I felt good that morning. The pace of the first mile came easy to me, and my legs were nice and fluid. Into the second mile, I could feel the crowd ease off as I became aware of myself steadily moving a little slower. I looked down at my watch to confirm, and I sped up on the slight incline of where Park turns onto Goodlett. That was not the best move. The next hill on Goodlett proved to be a bit more of a challenge for these Nashville legs, which hadn’t been home in a while. I hit mile two right on target, but I backed off a little to 6:15 pace when I rounded the corner onto Southern. There, I found the devil himself shining on me with the blaze of a thousand suns for the entire last mile. I fought off the raging desire to give up and maybe look into new hobbies and I finished the last .1 at 5:55 pace. My end time was 19:36. Whatever, I’ll take it.
Chris had me run the second 5k as a tempo in the middle of a long run. I hadn’t done this before, but it took the pressure off the race and made the long run a little more exciting. I woke up at 4:50am the morning of the race and should’ve had plenty of time to get out the door. However, I am the world’s ultimate dilly-dallier. So of course, I was running late. At 6:35am, I started my first four miles (that I obviously could not finish in 25 minutes as a “warm up”) towards Audubon which is only 3 miles from my house. I cheated my 8:20 warm up pace and was probably running closer to 7:40. I arrived at the park with 1.5 miles left of my warm up and ten minutes till the start…oops! At this point, I still hadn’t tied my chip onto my shoe and, therefore, had to face the fact that I wasn’t going to make it into the first corral. So in lieu of freaking out, I stopped to take pictures.
After I’d gotten myself an action shot, I jumped into the next group, quickly tied my chip on, and I was off! The 6:50 pace Chris set for me was a little more involved than I was expecting. It wasn’t necessarily difficult, but I was for sure breaking a sweat. Blame it on too positive of parenting that lead to over confidence, but I guess I assumed that 6:50 pace would be a breeze compared to that of the last 5k.
I felt really bad because I was running with this lady, who is one of those hot-moms that has every right to be running in a sports bra, and I could tell that she was running by feel because she wasn’t looking down at her watch… which caused her to be less steady in her pace. She was doing great, but since I was trying to hit every mile on the nose, I had to speed up even when she was slowing down. She probably thought I was trying to be really competitive with her, but I was really just playing games with my watch.
That same damn Devil from the first 5k met me at the last mile again. It was brutal. Regardless of pace, it’s just a hot and miserable mile. I could have been walking and it still would have been uncomfortable. Luckily, I hit all of my splits right on target and still had some gas in the tank for my four miles home.

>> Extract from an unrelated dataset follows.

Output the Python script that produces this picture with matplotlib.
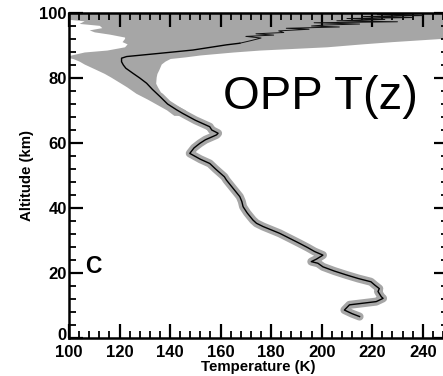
import matplotlib
matplotlib.use("Agg")
import matplotlib.pyplot as plt
from matplotlib.ticker import MultipleLocator
from matplotlib.transforms import ScaledTranslation

# ---- data ----
alt = [6.6, 7.5, 8.6, 10.2, 11.2, 12.2, 12.7, 14.3, 15.2, 16.3, 17.3, 18.3, 19.4, 20.6,
       21.9, 23.0, 23.5, 24.3, 25.5, 26.6, 27.8, 29.1, 30.2, 32.2, 34.3, 35.3, 36.3, 38.5,
       40.4, 42.0, 43.5, 46.0, 48.6, 49.6, 52.0, 53.7, 55.0, 56.8, 58.5, 59.9, 61.0, 62.5,
       63.0, 64.0, 65.0, 67.0, 69.1, 70.2, 72.0, 74.3, 76.5, 78.4, 80.0, 81.4, 83.0, 84.0,
       85.0, 86.1, 86.6, 87.6, 88.6, 90.2, 90.7, 91.5, 92.3, 92.8, 93.2, 93.6, 94.0, 94.5,
       95.0, 95.3, 95.7, 96.0, 96.3, 96.6, 97.0, 97.3, 97.6, 98.0, 98.3, 98.6, 98.9, 99.2,
       99.5, 99.8]
temp = [215.0, 212.0, 209.0, 211.0, 221.6, 224.3, 223.6, 222.3, 222.8, 221.0, 219.5, 214.5, 209.8, 205.0,
        200.5, 198.5, 195.9, 198.0, 200.5, 197.2, 194.5, 191.3, 188.5, 183.4, 176.8, 174.2, 172.8, 170.5,
        168.9, 168.4, 167.6, 165.0, 162.3, 161.5, 158.0, 155.7, 152.0, 147.8, 149.5, 151.8, 154.0, 158.4,
        159.0, 156.5, 155.7, 150.0, 145.0, 142.6, 139.0, 136.0, 133.0, 130.7, 128.0, 125.4, 122.5, 121.5,
        120.8, 120.8, 122.8, 136.0, 149.0, 162.3, 167.6, 172.0, 176.0, 170.0, 181.0, 174.0, 185.0, 183.0,
        195.0, 186.0, 207.0, 196.0, 201.0, 215.0, 197.0, 230.0, 206.0, 225.0, 210.0, 236.0, 216.0, 240.0,
        222.0, 238.0]

band_alt = [68.5, 70.2, 72.2, 73.5, 75.3, 77.3, 78.4, 80.3, 81.4, 82.5, 84.3, 85.2, 86.0, 86.5, 87.1,
            88.0, 88.6, 89.6, 90.5, 91.2, 92.2, 92.6, 93.5, 94.2, 94.8, 95.5, 96.2, 96.8, 97.6, 98.2, 100.0]
band_lo = [141.5, 138.6, 134.0, 131.0, 126.5, 122.8, 120.5, 116.5, 114.0, 111.0, 106.0, 104.0, 101.5, 98.0, 101.0,
           106.0, 115.0, 122.0, 123.0, 121.0, 122.0, 122.0, 116.0, 110.0, 108.0, 113.0, 112.0, 104.0, 106.0, 98.0, 98.0]
band_hi = [147.5, 146.0, 141.0, 138.5, 136.5, 135.0, 134.3, 134.5, 134.8, 135.5, 136.5, 138.0, 140.0, 146.0, 152.0,
           165.0, 175.5, 202.0, 216.0, 228.0, 248.0, 255.0, 255.0, 255.0, 255.0, 255.0, 255.0, 255.0, 255.0, 255.0, 255.0]

x_ticks = [100, 120, 140, 160, 180, 200, 220, 240]
y_ticks = [0, 20, 40, 60, 80, 100]

gray = "#a6a6a6"

fig = plt.figure(figsize=(4.43, 3.76), dpi=100)
ax = fig.add_axes([69 / 443, 1 - 338 / 376, (448 - 69) / 443, (338 - 13) / 376])

ax.fill_betweenx(band_alt, band_lo, band_hi, color=gray, lw=0, zorder=1)
ax.plot(temp[:50], alt[:50], color=gray, lw=5.8, solid_capstyle="round",
        solid_joinstyle="round", zorder=1)
ax.plot(temp[:63], alt[:63], color="black", lw=1.0, zorder=2)
ax.plot(temp[62:], alt[62:], color="#111111", lw=0.7, zorder=2)

ax.set_xlim(100, 250)
ax.set_ylim(0, 100)
ax.set_xticks(x_ticks)
ax.set_yticks(y_ticks)
ax.xaxis.set_minor_locator(MultipleLocator(4))
ax.yaxis.set_minor_locator(MultipleLocator(4))
ax.tick_params(which="both", direction="in", top=True, right=True)
ax.tick_params(which="major", length=10, width=1.6)
ax.tick_params(which="minor", length=5, width=1.3)
ax.tick_params(axis="x", which="major", pad=5)
ax.tick_params(axis="y", which="major", pad=1.5)
for lab in ax.get_xticklabels() + ax.get_yticklabels():
    lab.set_fontweight("bold")
    lab.set_fontsize(12)
    lab.set_family("Liberation Sans")
# lift the "0" altitude label a little, as in the reference
ylabs = ax.get_yticklabels()
ylabs[0].set_transform(ylabs[0].get_transform() + ScaledTranslation(0, 4 / 100, fig.dpi_scale_trans))
for sp in ax.spines.values():
    sp.set_linewidth(1.8)

ax.set_xlabel("Temperature (K)", fontsize=10.8, fontweight="bold", family="Liberation Sans", labelpad=0)
ax.set_ylabel("Altitude (km)", fontsize=10.8, fontweight="bold", family="Liberation Sans", labelpad=4)

ax.text(161, 70.4, "OPP T(z)", fontsize=34, family="Liberation Sans", ha="left", va="baseline")
ax.text(106.5, 20, "C", fontsize=16.5, fontweight="bold", family="Liberation Sans", ha="left", va="baseline")

fig.savefig("out.png", dpi=100)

After the race, I had originally planned just to keep running so that my 3-part run would be a more fluid long run. Then I decided that the social aspect of running was just as important and said, “Screw it,” to the original plan. I took some time to chat with my friend Teri who I met in the Winter Off-Road Series. She is also a really cool mountain biker. My favorite part of the day though was when two other of Chris’s female clients and I gathered around him and talked about how we hate when he gives us hard workouts when we are CLEARLY in the middle of our monthly cycle. Sorry, Chris, you really should be more careful to avoid us when we are all together.
So there you have it, folks, the first two 5ks of the series! We made it through, and now it is time to persevere and increase our distance. See you at the next race!